A refuge from the rain, the cold, your problems or the police.

Not from me though.

I saw her grinning twice as wide today, from in the back of the camp, in the kitchen. It was the Den Mother. “Hi Pollo!”. Obviously relieved that I was not arrested and taken to jail along with “the man and the girl”. “You OK?”

“It’s political. It’s all political. You know, like Vietnam.”

“Pollo!” The other one snapped, “We not from Vietnam. We Cambodian.”

“Same thing. I saw Apocolypse Now.” I said smugly, as though I was tossing imaginarily long locks of hair across my other shoulder.

“What? What Pollo?”

“It’s a movie. It’s about the war.”

“Oh, the war. I little girl then. That long time ago. You want donut, Pollo? I give to you.”

“He don’t need more donut. He get fat now!” The Den Mother said, upon coming across to the counter to join us. “You OK?”

“I’m fine. Really. And so are they. This is not what they tell you it is. It is totally different”

“You promise? You don’t want donut? I sorry for what I said. You not fat. You need more more donut!!!”

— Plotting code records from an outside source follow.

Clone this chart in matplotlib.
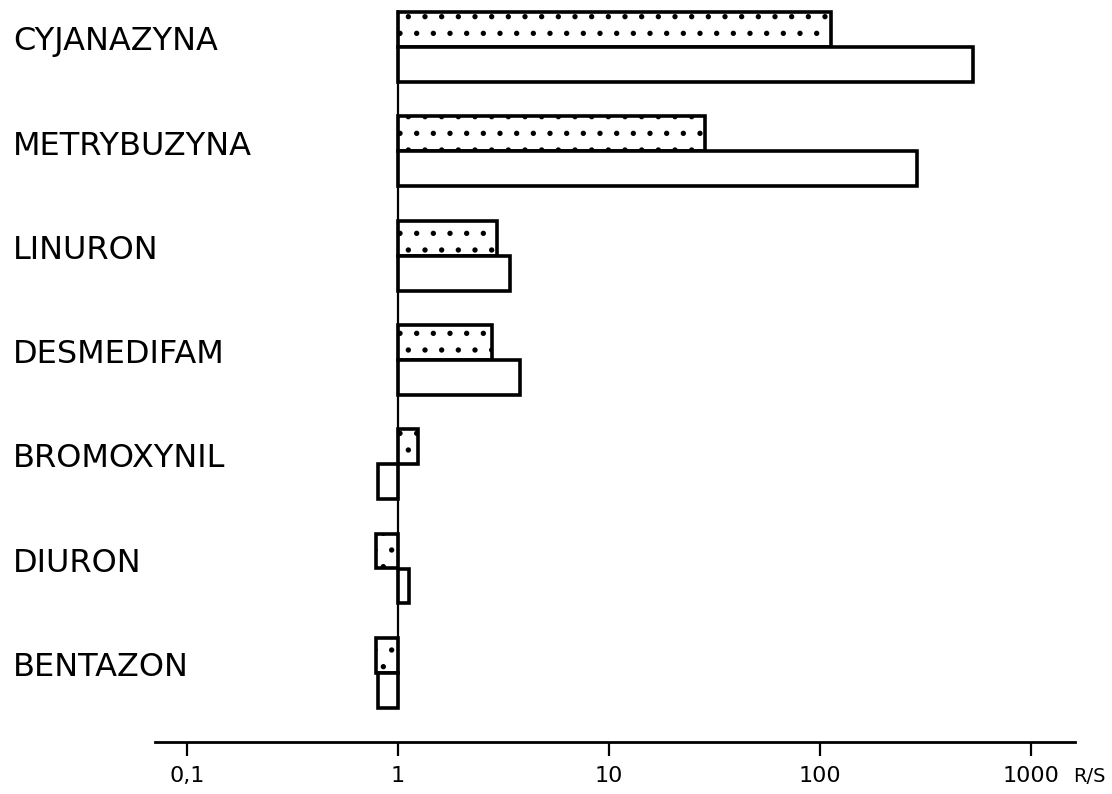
import matplotlib
matplotlib.use("Agg")
import matplotlib.pyplot as plt
import matplotlib.transforms as mtransforms

categories = ["CYJANAZYNA", "METRYBUZYNA", "LINURON", "DESMEDIFAM",
              "BROMOXYNIL", "DIURON", "BENTAZON"]
dotted_vals = [113, 28.5, 2.95, 2.8, 1.24, 0.79, 0.79]
white_vals = [531, 288, 3.4, 3.8, 0.80, 1.13, 0.80]
tick_vals = [0.1, 1, 10, 100, 1000]
tick_labels = ["0,1", "1", "10", "100", "1000"]
unit_label = "R/S"

plt.rcParams['hatch.linewidth'] = 1.4
plt.rcParams['hatch.color'] = 'black'

fig = plt.figure(figsize=(11.12, 7.94), dpi=100)
ax = fig.add_axes([155/1112, 52/794, 920/1112, 742/794])

pos = list(range(len(categories)))
h = 0.335

for i in pos:
    d = dotted_vals[i]
    w = white_vals[i]
    ax.barh(i - h/2, d - 1, left=1, height=h, color='white',
            edgecolor='black', linewidth=2.6, hatch='.')
    ax.barh(i + h/2, w - 1, left=1, height=h, color='white',
            edgecolor='black', linewidth=2.6)

ax.set_xscale('log')
ax.set_xlim(10**((155-398)/211), 10**((1075-398)/211))
ax.set_ylim((742-47)/104.3, (0-47)/104.3)

ax.vlines(1, (10-47)/104.3, pos[-1] + h, color='black', linewidth=1.6, zorder=3)

for s in ['top', 'left', 'right']:
    ax.spines[s].set_visible(False)
ax.spines['bottom'].set_linewidth(2.0)
ax.set_yticks([])
ax.set_xticks(tick_vals)
ax.set_xticklabels(tick_labels, fontsize=16)
ax.minorticks_off()
ax.tick_params(axis='x', direction='out', length=10, width=1.6, pad=7)

trans = mtransforms.blended_transform_factory(fig.transFigure, ax.transData)
for i, name in zip(pos, categories):
    ax.text(13/1112, i - 0.05, name, transform=trans, ha='left', va='center',
            fontsize=23, fontfamily='DejaVu Sans', clip_on=False)

ax.text((1073-155)/920, -(777-742)/742, unit_label, transform=ax.transAxes,
        ha='left', va='center', fontsize=14, clip_on=False)

fig.savefig("out.png", dpi=100)
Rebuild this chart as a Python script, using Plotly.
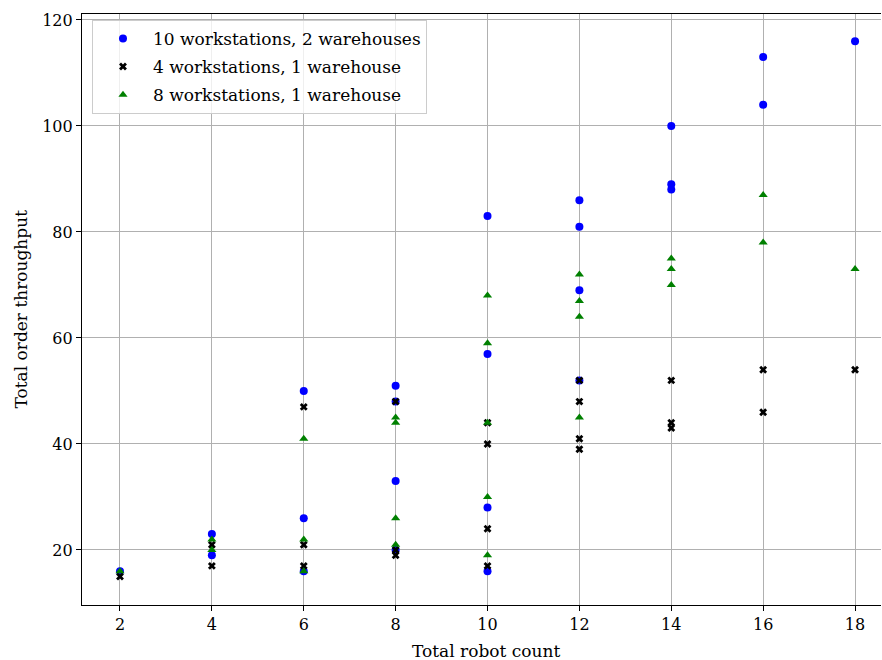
import plotly.graph_objects as go

# Throughput measurements per configuration (robot count, total orders)
ws10_wh2_robots = [2, 4, 4, 6, 6, 6, 8, 8, 8, 8, 10, 10, 10, 10, 12, 12, 12, 12, 14, 14, 14, 16, 16, 18]
ws10_wh2_orders = [16, 23, 19, 50, 26, 16, 51, 48, 33, 20, 83, 57, 28, 16, 86, 81, 69, 52, 100, 89, 88, 113, 104, 116]

ws4_wh1_robots = [2, 4, 4, 6, 6, 6, 8, 8, 8, 10, 10, 10, 10, 12, 12, 12, 12, 14, 14, 14, 16, 16, 18]
ws4_wh1_orders = [15, 21, 17, 47, 21, 17, 48, 20, 19, 44, 40, 24, 17, 52, 48, 41, 39, 52, 44, 43, 54, 46, 54]

ws8_wh1_robots = [2, 4, 4, 6, 6, 6, 8, 8, 8, 8, 10, 10, 10, 10, 10, 12, 12, 12, 12, 14, 14, 14, 16, 16, 18]
ws8_wh1_orders = [16, 22, 20, 41, 22, 16, 45, 44, 26, 21, 68, 59, 44, 30, 19, 72, 67, 64, 45, 75, 73, 70, 87, 78, 73]

x_ticks = [2, 4, 6, 8, 10, 12, 14, 16, 18]
y_ticks = [20, 40, 60, 80, 100, 120]

FONT = "DejaVu Serif"

fig = go.Figure()
fig.add_trace(go.Scatter(
    x=ws10_wh2_robots, y=ws10_wh2_orders, mode="markers",
    name="10 workstations, 2 warehouses", legendgroup="a",
    marker=dict(symbol="circle", size=8, color="#0000ff", line=dict(width=0)),
))
fig.add_trace(go.Scatter(
    x=ws4_wh1_robots, y=ws4_wh1_orders, mode="markers",
    name="4 workstations, 1 warehouse", legendgroup="b",
    marker=dict(symbol="x", size=7, color="#000000", line=dict(width=0)),
))
fig.add_trace(go.Scatter(
    x=ws8_wh1_robots, y=ws8_wh1_orders, mode="markers",
    name="8 workstations, 1 warehouse", legendgroup="c",
    marker=dict(symbol="triangle-up", size=8, color="#008000", line=dict(width=0)),
))

axis_common = dict(
    showgrid=True, gridcolor="#b0b0b0", gridwidth=1,
    showline=True, linecolor="black", linewidth=1.2,
    ticks="outside", ticklen=5, tickwidth=1.2, tickcolor="black",
    tickfont=dict(family=FONT, size=16, color="black"),
    zeroline=False,
)

fig.update_xaxes(range=[1.173, 18.565], tickvals=x_ticks, mirror=True, **axis_common)
fig.update_yaxes(range=[9.62, 121.13], tickvals=y_ticks, mirror=False, **axis_common)

fig.add_annotation(
    text="Total robot count", xref="paper", yref="paper", x=0.5056, y=0,
    xanchor="center", yanchor="middle", yshift=-46, showarrow=False,
    font=dict(family=FONT, size=17, color="black"),
)
fig.add_annotation(
    text="Total order throughput", xref="paper", yref="paper", x=0, y=0.5,
    xanchor="center", yanchor="middle", xshift=-62, textangle=-90, showarrow=False,
    font=dict(family=FONT, size=17, color="black"),
)

fig.update_layout(
    width=882, height=660,
    margin=dict(l=82, r=1, t=14, b=55),
    plot_bgcolor="white", paper_bgcolor="white",
    showlegend=True,
    legend=dict(
        x=0.0125, y=0.99, xanchor="left", yanchor="top",
        bgcolor="rgba(255,255,255,0.8)", bordercolor="#cccccc", borderwidth=1,
        font=dict(family=FONT, size=17, color="black"),
        itemsizing="trace", itemwidth=50, tracegroupgap=3,
    ),
)

fig.write_html("out.html")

Our laughter chimed as a reminder to me that everything was meant to be the way it is today, despite how uncertain it might seem all too often. As though there is no use to resist and fight for the preservation of moments such as these. Right Here. Right Now - a refuge. A home. A place free from those that would enslave, imprison and kill us without any recourse to the law for us.

Just like Vietnam.



1. Sorry, it was unspellable.

2. Actually, I wrote that last week. So it’s really not his birthday today. And yes he is still alive. But I got fifty says he won’t make to election - ricket’s - they move fast.